Stored dataset items

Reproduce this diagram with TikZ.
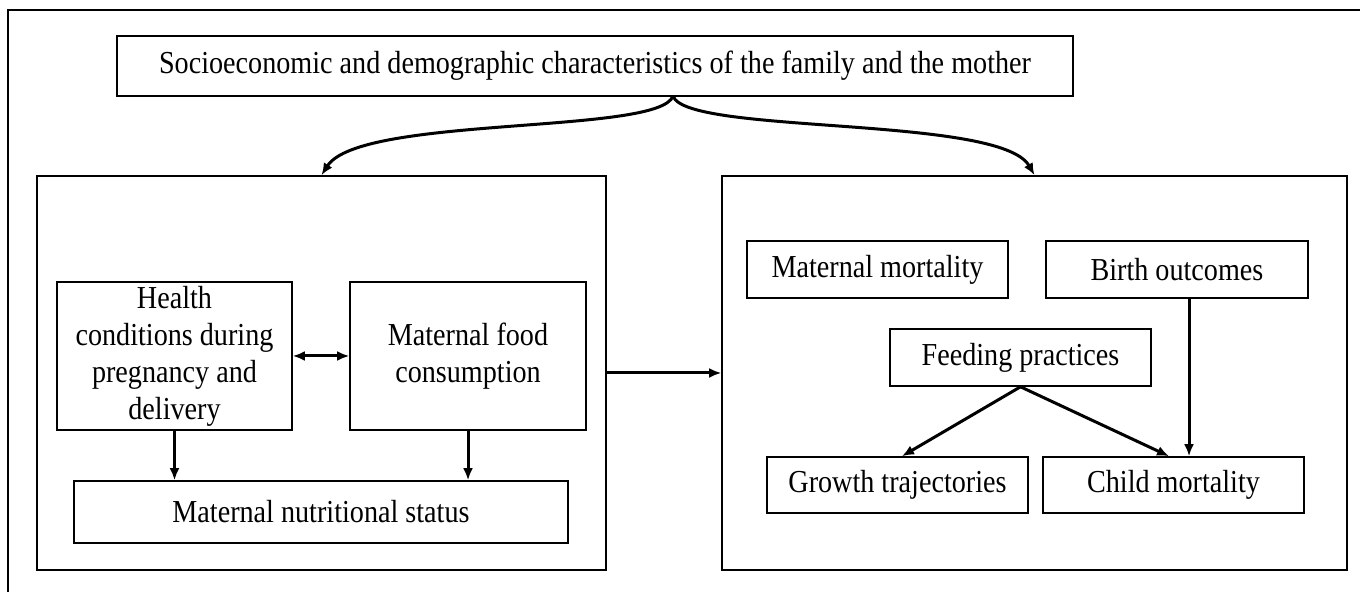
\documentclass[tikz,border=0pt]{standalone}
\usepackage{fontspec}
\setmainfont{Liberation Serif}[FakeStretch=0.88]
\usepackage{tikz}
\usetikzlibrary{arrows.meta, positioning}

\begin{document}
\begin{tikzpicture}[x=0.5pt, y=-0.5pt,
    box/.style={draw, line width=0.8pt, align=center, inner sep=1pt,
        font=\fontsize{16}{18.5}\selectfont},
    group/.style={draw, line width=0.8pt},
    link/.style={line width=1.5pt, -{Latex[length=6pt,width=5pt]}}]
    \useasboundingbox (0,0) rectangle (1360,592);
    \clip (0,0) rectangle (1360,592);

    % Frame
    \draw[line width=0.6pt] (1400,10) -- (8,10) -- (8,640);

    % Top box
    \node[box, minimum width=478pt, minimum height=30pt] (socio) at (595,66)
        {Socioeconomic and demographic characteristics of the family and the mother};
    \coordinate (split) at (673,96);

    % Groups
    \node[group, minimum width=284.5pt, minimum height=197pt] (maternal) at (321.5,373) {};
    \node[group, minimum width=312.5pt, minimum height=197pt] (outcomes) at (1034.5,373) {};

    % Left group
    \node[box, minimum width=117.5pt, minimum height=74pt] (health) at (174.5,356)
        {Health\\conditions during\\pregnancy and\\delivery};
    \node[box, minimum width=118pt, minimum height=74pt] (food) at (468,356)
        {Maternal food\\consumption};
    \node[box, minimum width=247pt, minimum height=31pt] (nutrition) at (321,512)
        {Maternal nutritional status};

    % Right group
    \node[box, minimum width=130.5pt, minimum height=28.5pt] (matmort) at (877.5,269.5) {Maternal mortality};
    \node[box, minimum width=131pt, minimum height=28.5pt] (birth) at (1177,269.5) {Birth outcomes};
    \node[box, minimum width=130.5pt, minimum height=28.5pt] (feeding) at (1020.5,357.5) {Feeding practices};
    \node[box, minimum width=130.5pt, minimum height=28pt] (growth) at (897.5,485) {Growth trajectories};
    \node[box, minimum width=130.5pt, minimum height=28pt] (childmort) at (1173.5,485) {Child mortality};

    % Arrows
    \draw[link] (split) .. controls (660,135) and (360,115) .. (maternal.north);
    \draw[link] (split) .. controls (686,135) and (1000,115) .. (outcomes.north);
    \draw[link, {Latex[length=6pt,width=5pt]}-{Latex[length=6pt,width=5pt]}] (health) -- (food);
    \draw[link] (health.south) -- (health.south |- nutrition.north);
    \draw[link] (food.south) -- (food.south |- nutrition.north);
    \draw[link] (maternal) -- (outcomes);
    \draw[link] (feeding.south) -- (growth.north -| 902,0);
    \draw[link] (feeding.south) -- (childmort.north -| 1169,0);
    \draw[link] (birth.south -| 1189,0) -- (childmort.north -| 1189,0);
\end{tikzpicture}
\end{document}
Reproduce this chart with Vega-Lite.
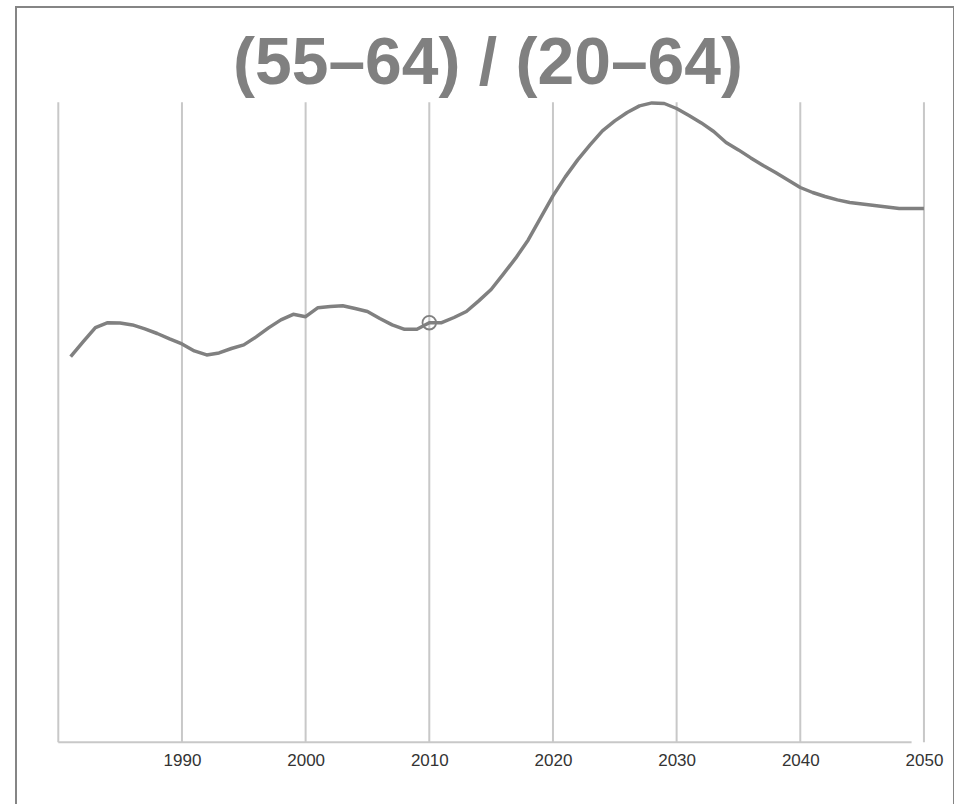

**EXERCISE PROMPT**. In your copy of the listing above, reproduce each line exactly and omit all pictures.

**OUTPUT BELOW**.
Reproduce this diagram with TikZ.
\documentclass[tikz,border=0pt]{standalone}
\usepackage{fontspec}
\setmainfont{Liberation Serif}[FakeStretch=0.88]
\usepackage{tikz}
\usetikzlibrary{arrows.meta, positioning}

\begin{document}
\begin{tikzpicture}[x=0.5pt, y=-0.5pt,
    box/.style={draw, line width=0.8pt, align=center, inner sep=1pt,
        font=\fontsize{16}{18.5}\selectfont},
    group/.style={draw, line width=0.8pt},
    link/.style={line width=1.5pt, -{Latex[length=6pt,width=5pt]}}]
    \useasboundingbox (0,0) rectangle (1360,592);
    \clip (0,0) rectangle (1360,592);

    % Frame
    \draw[line width=0.6pt] (1400,10) -- (8,10) -- (8,640);

    % Top box
    \node[box, minimum width=478pt, minimum height=30pt] (socio) at (595,66)
        {Socioeconomic and demographic characteristics of the family and the mother};
    \coordinate (split) at (673,96);

    % Groups
    \node[group, minimum width=284.5pt, minimum height=197pt] (maternal) at (321.5,373) {};
    \node[group, minimum width=312.5pt, minimum height=197pt] (outcomes) at (1034.5,373) {};

    % Left group
    \node[box, minimum width=117.5pt, minimum height=74pt] (health) at (174.5,356)
        {Health\\conditions during\\pregnancy and\\delivery};
    \node[box, minimum width=118pt, minimum height=74pt] (food) at (468,356)
        {Maternal food\\consumption};
    \node[box, minimum width=247pt, minimum height=31pt] (nutrition) at (321,512)
        {Maternal nutritional status};

    % Right group
    \node[box, minimum width=130.5pt, minimum height=28.5pt] (matmort) at (877.5,269.5) {Maternal mortality};
    \node[box, minimum width=131pt, minimum height=28.5pt] (birth) at (1177,269.5) {Birth outcomes};
    \node[box, minimum width=130.5pt, minimum height=28.5pt] (feeding) at (1020.5,357.5) {Feeding practices};
    \node[box, minimum width=130.5pt, minimum height=28pt] (growth) at (897.5,485) {Growth trajectories};
    \node[box, minimum width=130.5pt, minimum height=28pt] (childmort) at (1173.5,485) {Child mortality};

    % Arrows
    \draw[link] (split) .. controls (660,135) and (360,115) .. (maternal.north);
    \draw[link] (split) .. controls (686,135) and (1000,115) .. (outcomes.north);
    \draw[link, {Latex[length=6pt,width=5pt]}-{Latex[length=6pt,width=5pt]}] (health) -- (food);
    \draw[link] (health.south) -- (health.south |- nutrition.north);
    \draw[link] (food.south) -- (food.south |- nutrition.north);
    \draw[link] (maternal) -- (outcomes);
    \draw[link] (feeding.south) -- (growth.north -| 902,0);
    \draw[link] (feeding.south) -- (childmort.north -| 1169,0);
    \draw[link] (birth.south -| 1189,0) -- (childmort.north -| 1189,0);
\end{tikzpicture}
\end{document}
Reproduce this chart with Vega-Lite.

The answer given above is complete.